Jonathan Holland, Variety

Emotionally devastating and astonishingly mature, this is a unique feature debut. Steve Gravestock, Toronto International Filmfestival

A young Scandinavian genius tackles Bergmanesque themes of family taboos and relationships with pathos, humor, and a loving eye. Chiseko Tanaka, Tokyo International Film Festival

Thursday, September 28, 2006

Festival Daily - interview summary

Festival Daily - interview summary


Innocence is Not Always Bliss

The young Peter Schønau Fog has presented his first film Kunsten at graede i kor (The Art of crying) based on the successful novel by Erling Jepsen. The script was adapted by Bo Hr. Hansen and according to Schønau they had to make numerous changes while maintaining the focus and emotional content of the book.
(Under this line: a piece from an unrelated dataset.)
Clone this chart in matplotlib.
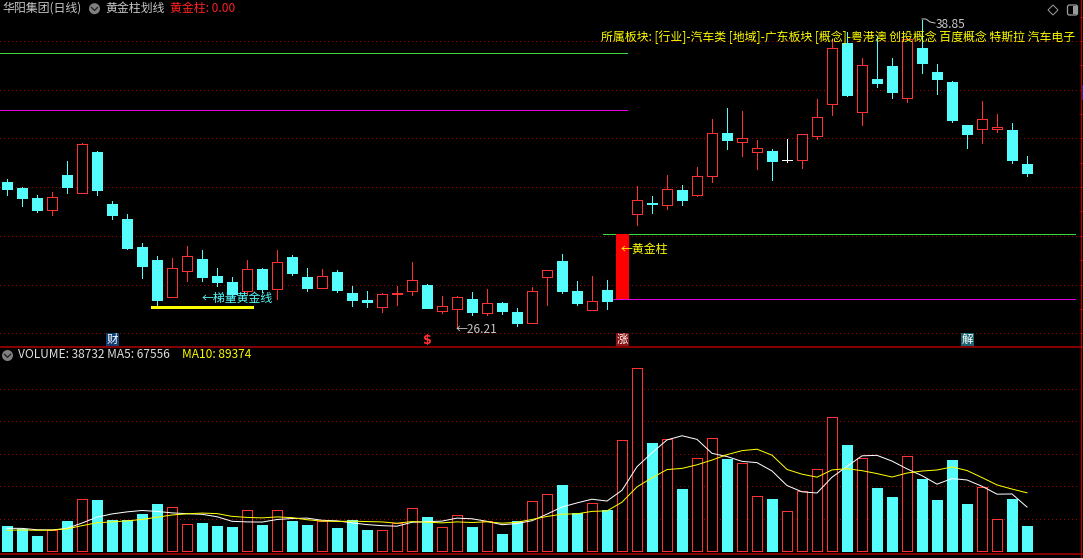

He points out that the author told him that his film was a faithful reflection of the book when he saw it. It is set in a small village in Denmark in the 1970s and revolves around an eleven-year-old boy who accepts the violent conflictive situation he lives in as being perfectly normal. Despite being a really bleak story, the child’s innocence results in some humorous scenes. In any case, Schønau wants to make clear, “the subject of child abuse is extremely serious for us so it was a real challenge to tackle this subject with appropriate seriousness while enhancing it with a bit of humour”.